Chuck Spaulding November 6th, 2008 08:31 PM

Quote:

Originally Posted by Pete Cofran (Post 960494)
Because you're not just rendering every frame your re encoding it. That takes a long time and even longer because its HD resolution. If you're doing it to backup then I'd suggest using an external hard drive with removable trays. It will be faster and you won't be degrading it re encoding it to a highly compression lossy format such as HDV. If you can afford EX1's then you can afford hard drives.

Pete, I don't get it. We're outputting it to HDV tape to pass it along to the company producing the DVD, that's what they want/need.

We have a shared file system running at about 280MB/s with about 16TB's of storage. All that and we can't seem to output a simple HDV Quicktime...

Pete Cofrancesco November 6th, 2008 10:16 PM

Quote:

Originally Posted by Chuck Spaulding (Post 960500)
Pete, I don't get it. We're outputting it to HDV tape to pass it along to the company producing the DVD, that's what they want/need.

We have a shared file system running at about 280MB/s with about 16TB's of storage. All that and we can't seem to output a simple HDV Quicktime...

A common misconception is HDV is simply High Def video recorded to a DV tape when its really a highly compressed video format. The video must be converted from XDcam to HDV format before in can be written out to tape. That's a highly processor intensive task.
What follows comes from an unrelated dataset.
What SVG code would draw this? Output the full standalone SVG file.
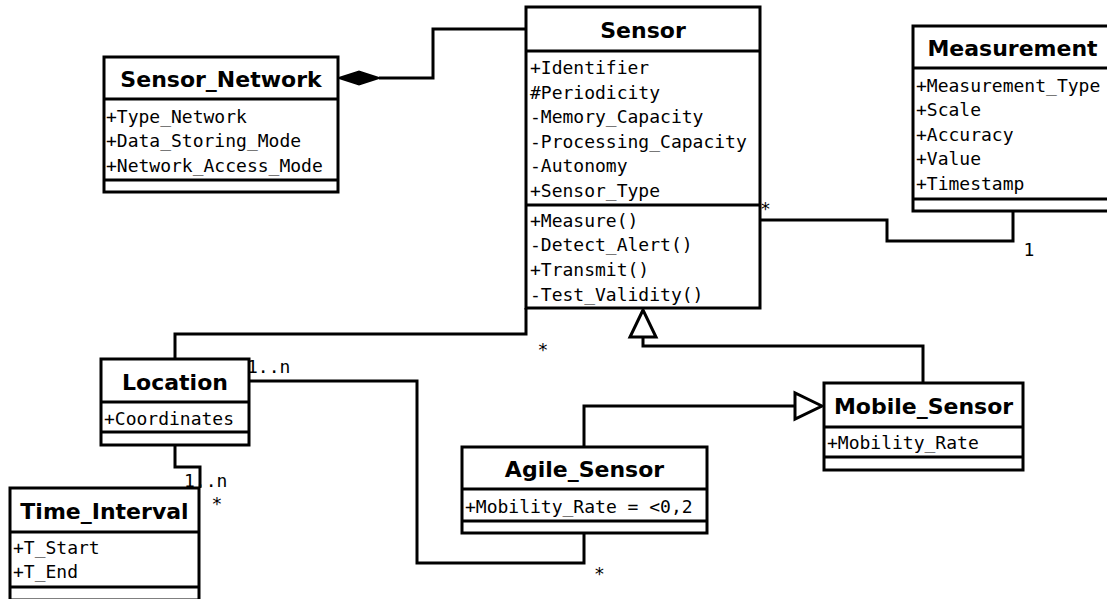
<svg xmlns="http://www.w3.org/2000/svg" width="1107" height="599" viewBox="0 0 1107 599">
<style>
.box{fill:#fff;stroke:#000;stroke-width:3}
.div{stroke:#000;stroke-width:3;fill:none}
.title{font-family:"DejaVu Sans","Liberation Sans",sans-serif;font-weight:bold;font-size:22px;text-anchor:middle;fill:#000}
.attr{font-family:"DejaVu Sans Mono","Liberation Mono",monospace;font-size:18px;fill:#000}
.conn{fill:none;stroke:#000;stroke-width:3}
.gen{fill:#fff;stroke:#000;stroke-width:3}
.comp{fill:#000;stroke:#000;stroke-width:2}
</style>
<rect width="1107" height="599" fill="#fff"/>
<g id="connectors">
  <polyline class="conn" points="379,78 433,78 433,29 526,29"/>
  <polygon class="comp" points="339,78 359,71.5 379,78 359,84.5"/>
  <polyline class="conn" points="760,220 887,220 887,241 1013,241 1013,211"/>
  <polyline class="conn" points="526,308 526,334 175,334 175,359"/>
  <polyline class="conn" points="923,383 923,346 643,346 643,337"/>
  <polygon class="gen" points="643,310 630,337 656,337"/>
  <polyline class="conn" points="584,447 584,406 795,406"/>
  <polygon class="gen" points="822,406 795,393 795,419"/>
  <polyline class="conn" points="175,445 175,467 200,467 200,488"/>
  <polyline class="conn" points="249,381 417,381 417,563 584,563 584,533"/>
  <text class="attr" x="247" y="373">1..n</text>
  <text class="attr" x="184" y="487">1..n</text>
  <text class="attr" x="211.5" y="510">*</text>
  <text class="attr" x="537.6" y="356">*</text>
  <text class="attr" x="760" y="215">*</text>
  <text class="attr" x="1023.6" y="256">1</text>
  <text class="attr" x="594" y="580">*</text>
</g>
<g id="Sensor_Network">
  <rect class="box" x="104" y="57" width="234" height="135"/>
  <line class="div" x1="104" y1="99" x2="338" y2="99"/>
  <line class="div" x1="104" y1="180" x2="338" y2="180"/>
  <text class="title" x="221" y="87">Sensor_Network</text>
  <text class="attr" x="106" y="122.5">+Type_Network</text>
  <text class="attr" x="106" y="147">+Data_Storing_Mode</text>
  <text class="attr" x="106" y="171.5">+Network_Access_Mode</text>
</g>
<g id="Sensor">
  <rect class="box" x="526" y="7" width="234" height="301"/>
  <line class="div" x1="526" y1="51" x2="760" y2="51"/>
  <line class="div" x1="526" y1="205" x2="760" y2="205"/>
  <text class="title" x="643" y="38">Sensor</text>
  <text class="attr" x="530" y="74">+Identifier</text>
  <text class="attr" x="530" y="98.5">#Periodicity</text>
  <text class="attr" x="530" y="123">-Memory_Capacity</text>
  <text class="attr" x="530" y="147.5">-Processing_Capacity</text>
  <text class="attr" x="530" y="172">-Autonomy</text>
  <text class="attr" x="530" y="196.5">+Sensor_Type</text>
  <text class="attr" x="530" y="226.5">+Measure()</text>
  <text class="attr" x="530" y="251">-Detect_Alert()</text>
  <text class="attr" x="530" y="276">+Transmit()</text>
  <text class="attr" x="530" y="300.5">-Test_Validity()</text>
</g>
<g id="Measurement">
  <rect class="box" x="913" y="26" width="199" height="185"/>
  <line class="div" x1="913" y1="68" x2="1112" y2="68"/>
  <line class="div" x1="913" y1="199" x2="1112" y2="199"/>
  <text class="title" x="1012.5" y="56">Measurement</text>
  <text class="attr" x="916" y="92">+Measurement_Type</text>
  <text class="attr" x="916" y="116">+Scale</text>
  <text class="attr" x="916" y="140.5">+Accuracy</text>
  <text class="attr" x="916" y="165">+Value</text>
  <text class="attr" x="916" y="190">+Timestamp</text>
</g>
<g id="Location">
  <rect class="box" x="101" y="359" width="148" height="86"/>
  <line class="div" x1="101" y1="402" x2="249" y2="402"/>
  <line class="div" x1="101" y1="432" x2="249" y2="432"/>
  <text class="title" x="175" y="389.5">Location</text>
  <text class="attr" x="104" y="425">+Coordinates</text>
</g>
<g id="Time_Interval">
  <rect class="box" x="10" y="488" width="189" height="112"/>
  <line class="div" x1="10" y1="532" x2="199" y2="532"/>
  <line class="div" x1="10" y1="587" x2="199" y2="587"/>
  <text class="title" x="104.5" y="519">Time_Interval</text>
  <text class="attr" x="13" y="554">+T_Start</text>
  <text class="attr" x="13" y="578">+T_End</text>
</g>
<g id="Agile_Sensor">
  <rect class="box" x="462" y="447" width="245" height="86"/>
  <line class="div" x1="462" y1="489" x2="707" y2="489"/>
  <line class="div" x1="462" y1="521" x2="707" y2="521"/>
  <text class="title" x="584.5" y="477">Agile_Sensor</text>
  <text class="attr" x="465" y="513">+Mobility_Rate = &lt;0,2</text>
</g>
<g id="Mobile_Sensor">
  <rect class="box" x="824" y="383" width="199" height="87"/>
  <line class="div" x1="824" y1="427" x2="1023" y2="427"/>
  <line class="div" x1="824" y1="457" x2="1023" y2="457"/>
  <text class="title" x="923.5" y="414">Mobile_Sensor</text>
  <text class="attr" x="827" y="449">+Mobility_Rate</text>
</g>
</svg>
If the production company wants it in HDV then unfortunately you need to convert it. Although if they're using fcp6 they could use your XDcam footage directly but might just be ignorant of the fact since XDcam is a uncommon format or they're just inflexible to make things simpler on their end. You could dedicate a computer for this or run the job at night so it won't tie up your editing machine.